Eppure, di quando in quando, quel filo pendente riappare, discreto, ai margini dell’azione, srotolandosi e rivelandosi finalmente per un cappio che qualcuno è andato man mano stringendo intorno al collo dello scaltro protagonista che verrà fregato, per un beffardo contrappasso, con la più ingloriosa delle disfatte. Gli ultimi metri di pellicola testimoniano come la forma del noir sia pura filosofia: nel precipitare finale di tutto, il gioco delle apparenze su cui si è retto il film – su cui si regge la vita – collassa, trasformando le implicazioni scontate nel loro esatto contrario: la furbizia in fesseria, l’amore in tradimento bieco, l’ostilità in rispetto. Che poi questo non abbia in Milano calibro 9 la freddezza del teorema o la pesantezza della dimostrazione, ma raggiunga “un lirismo criminale che ha riscontro solo in Huston Melville e Nick Ray” lo si deve a un maestro di cinema che è anche ottimo conoscitore delle speci umane. Con idee molto chiare in partenza: le sceneggiature della trilogia sono già i film; pochissimi gli aggiustamenti in corsa, e insignificanti, come in questo caso la figura dell’“Americano” che nello script si chiamava il “Foggiano”.

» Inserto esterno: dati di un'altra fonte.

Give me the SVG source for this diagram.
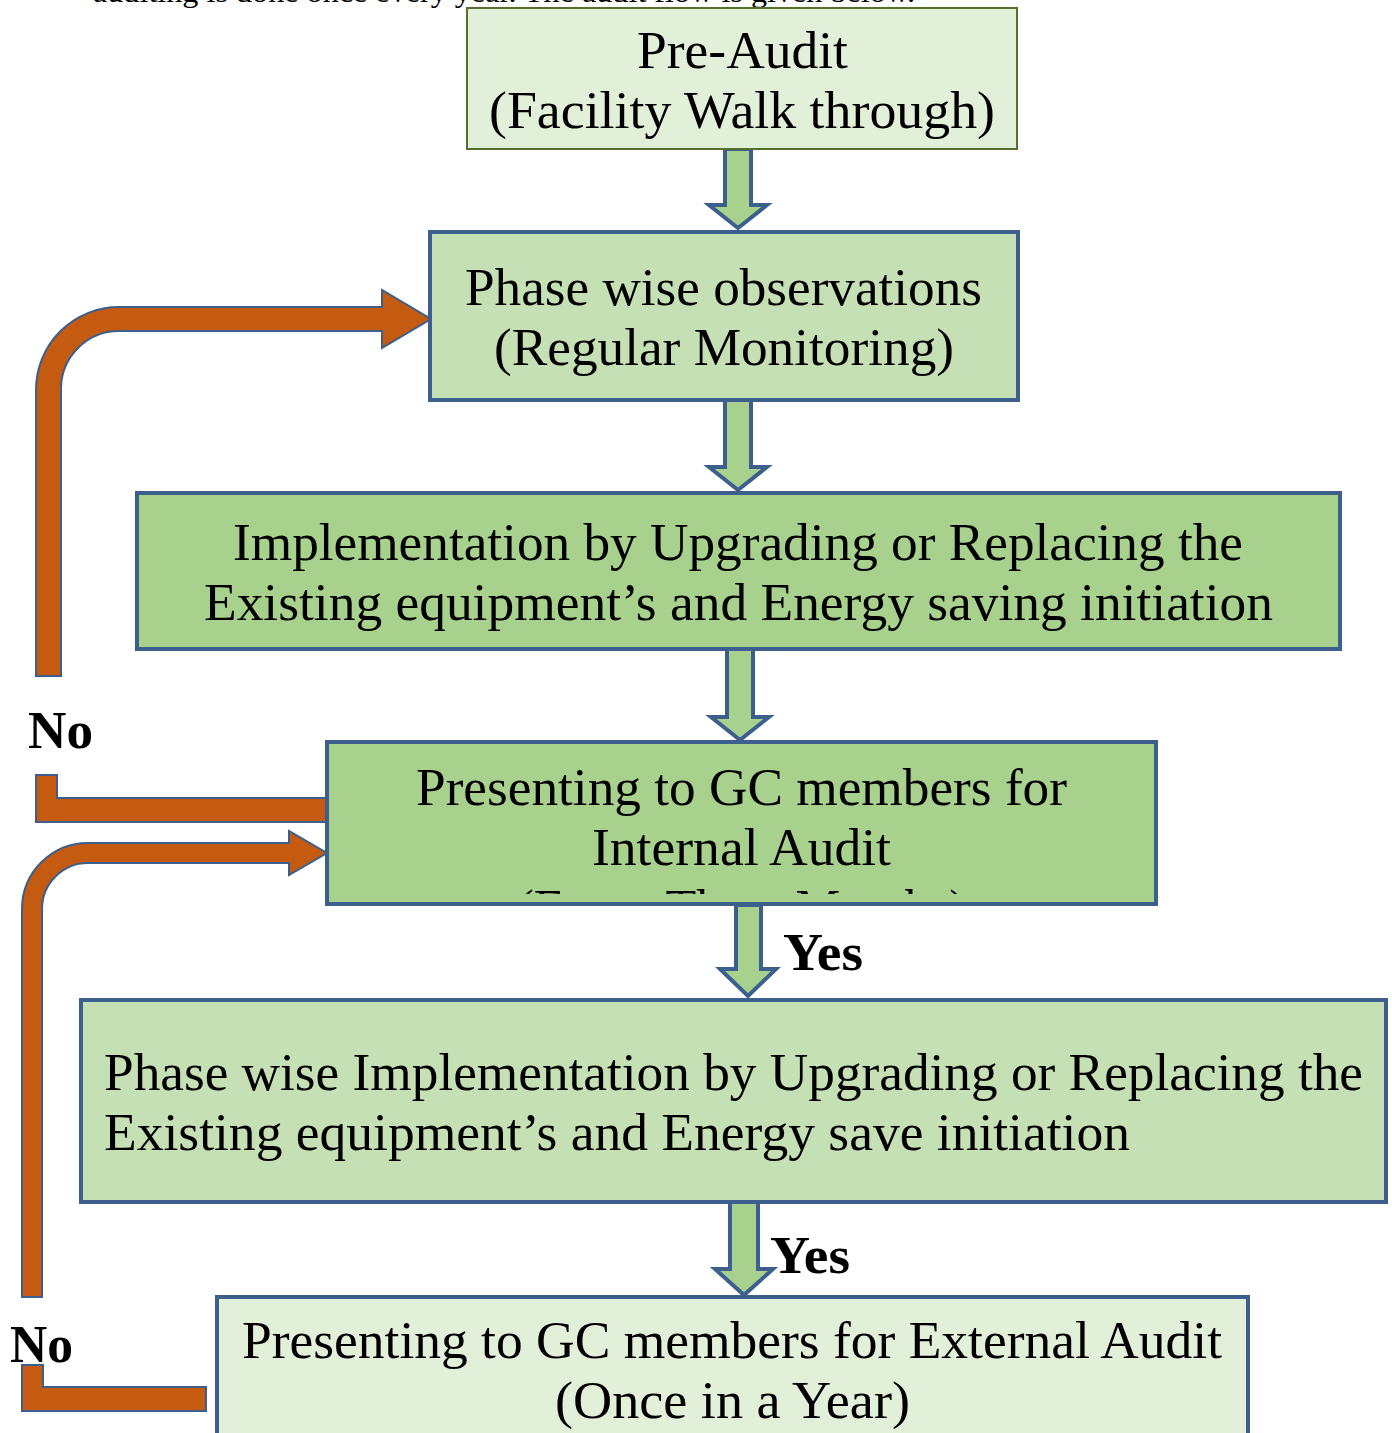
<svg xmlns="http://www.w3.org/2000/svg" width="1392" height="1433" viewBox="0 0 1392 1433">
<style>
  .t { font-family: "Liberation Serif", "Times New Roman", serif; font-size: 52px; fill: #000; }
  .b { font-family: "Liberation Serif", "Times New Roman", serif; font-size: 52px; font-weight: bold; fill: #000; }
  .top { font-family: "Liberation Serif", "Times New Roman", serif; font-size: 29px; fill: #000; }
  .box { stroke: #3C5F8E; stroke-width: 4; }
  .green { fill: #A9D18E; stroke: #3C5F8E; stroke-width: 4; stroke-linejoin: miter; }
  .orange { fill: #C55A11; stroke: #3C5F8E; stroke-width: 2; }
</style>
<defs>
  <clipPath id="clip4"><rect x="329" y="744" width="825" height="150"/></clipPath>
</defs>
<rect width="1392" height="1433" fill="#FFFFFF"/>
<text class="top" x="93" y="2" textLength="822" lengthAdjust="spacingAndGlyphs">auditing is done once every year. The audit flow is given below.</text>

<g id="connectors">
  <polygon class="green" points="725,149 751,149 751,205 767,205 738,228 709,205 725,205"/>
  <polygon class="green" points="725,400 751,400 751,467 767,467 738,490 709,467 725,467"/>
  <polygon class="green" points="727,649 753,649 753,717 769,717 740,740 711,717 727,717"/>
  <polygon class="green" points="736,905 761,905 761,969 776,969 748,996 720,969 736,969"/>
  <polygon class="green" points="730,1202 758,1202 758,1269 773,1269 744,1295 715,1269 730,1269"/>
  <path class="orange" d="M36,676 L36,390 A83,83 0 0 1 119,307 L382,307 L382,290 L431,319 L382,348 L382,331 L119,331 A58,58 0 0 0 61,389 L61,676 Z"/>
  <path class="orange" d="M36,775 L57,775 L57,798 L328,798 L328,822 L36,822 Z"/>
  <path class="orange" d="M22,1297 L22,909 A66,66 0 0 1 88,843 L289,843 L289,831 L327,853 L289,875 L289,863 L88,863 A46,46 0 0 0 42,909 L42,1297 Z"/>
  <path class="orange" d="M22,1365 L43,1365 L43,1387 L206,1387 L206,1411 L22,1411 Z"/>
  <text class="b" x="28" y="748" textLength="65" lengthAdjust="spacingAndGlyphs">No</text>
  <text class="b" x="10" y="1362" textLength="63" lengthAdjust="spacingAndGlyphs">No</text>
  <text class="b" x="783" y="970" textLength="80" lengthAdjust="spacingAndGlyphs">Yes</text>
  <text class="b" x="770" y="1273" textLength="80" lengthAdjust="spacingAndGlyphs">Yes</text>
</g>

<g id="node-preaudit">
  <rect x="467" y="8" width="550" height="141" fill="#E2EFD9" stroke="#55702E" stroke-width="2"/>
  <text class="t" x="742.5" y="68" text-anchor="middle" textLength="211" lengthAdjust="spacingAndGlyphs">Pre-Audit</text>
  <text class="t" x="742" y="128" text-anchor="middle" textLength="506" lengthAdjust="spacingAndGlyphs">(Facility Walk through)</text>
</g>

<g id="node-phase-observations">
  <rect class="box" x="430" y="232" width="588" height="168" fill="#C5E0B4"/>
  <text class="t" x="723.5" y="305" text-anchor="middle" textLength="517" lengthAdjust="spacingAndGlyphs">Phase wise observations</text>
  <text class="t" x="724" y="365" text-anchor="middle" textLength="460" lengthAdjust="spacingAndGlyphs">(Regular Monitoring)</text>
</g>

<g id="node-implementation">
  <rect class="box" x="137" y="493" width="1203" height="156" fill="#A9D18E"/>
  <text class="t" x="738" y="560" text-anchor="middle" textLength="1010" lengthAdjust="spacingAndGlyphs">Implementation by Upgrading or Replacing the</text>
  <text class="t" x="738.5" y="620" text-anchor="middle" textLength="1069" lengthAdjust="spacingAndGlyphs">Existing equipment’s and Energy saving initiation</text>
</g>

<g id="node-internal-audit">
  <rect class="box" x="327" y="742" width="829" height="162" fill="#A9D18E"/>
  <text class="t" x="741.5" y="805" text-anchor="middle" textLength="651" lengthAdjust="spacingAndGlyphs">Presenting to GC members for</text>
  <text class="t" x="741.5" y="865" text-anchor="middle" textLength="299" lengthAdjust="spacingAndGlyphs">Internal Audit</text>
  <g clip-path="url(#clip4)">
    <text class="t" x="741.5" y="926" text-anchor="middle" textLength="449" lengthAdjust="spacingAndGlyphs">(Every Three Months)</text>
  </g>
</g>

<g id="node-phase-implementation">
  <rect class="box" x="81" y="1000" width="1305" height="202" fill="#C5E0B4"/>
  <text class="t" x="104" y="1090" textLength="1259" lengthAdjust="spacingAndGlyphs">Phase wise Implementation by Upgrading or Replacing the</text>
  <text class="t" x="104" y="1150" textLength="1026" lengthAdjust="spacingAndGlyphs">Existing equipment’s and Energy save initiation</text>
</g>

<g id="node-external-audit">
  <rect class="box" x="217" y="1297" width="1031" height="160" fill="#E2EFD9"/>
  <text class="t" x="732" y="1358" text-anchor="middle" textLength="980" lengthAdjust="spacingAndGlyphs">Presenting to GC members for External Audit</text>
  <text class="t" x="732.5" y="1418" text-anchor="middle" textLength="355" lengthAdjust="spacingAndGlyphs">(Once in a Year)</text>
</g>
</svg>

Gastone Moschin, sfruttato al di fuori del genere comico, è perfetto per la faccia granitica (un po’ da duro un po’ da buono) di Ugo Piazza. Un “uomo del Nord”, freddo, calcolatore, imprevedibile, con un’unica debolezza, in cui il destino farà breccia. Mario Adorf è il suo controcanto mediterraneo e sudista, la forza in movimento, bruta e irriflessa, tanto quanto Piazza ne incarna la potenza statica. Al di là delle considerazioni sulla giustezza dell’ethos criminale che di Leo rappresenta in Rocco e dell’istrionismo di Adorf (doppiato da Stefano Satta Flores, al quale va reso quanto che gli spetta nella caratterizzazione), il suo personaggio emerge come nessun altro in Milano calibro 9, tant’è che il regista gli lascia il grande assolo dell’inizio e chiude il film su di lui, custode del codice morale che non permette di lasciare invendicata la morte di un “giusto”. Poi la grande messa in luce di Barbara Bouchet, nello sguardo della quale brillavano – disse di Leo – come delle “cattiverie”; poi Philippe Leroy, Chino nervoso e incanottierato; poi il nostalgico boss cieco, Ivo Garrani, poi Lionel Standler, che pare una chioccia più che un mastino; poi l’opposizione dei due poliziotti, Frank Wolff il fascista, e Luigi Pistilli il progressista; poi i picciotti, colti ciascuno in un vezzo, in uno schizzo espressivo, in un tic, tutti veri e pregnanti; poi Milano, azzurracea e nebbiosa, stessa che entra come personaggio nella storia. E Fernando di Leo in quella del cinema.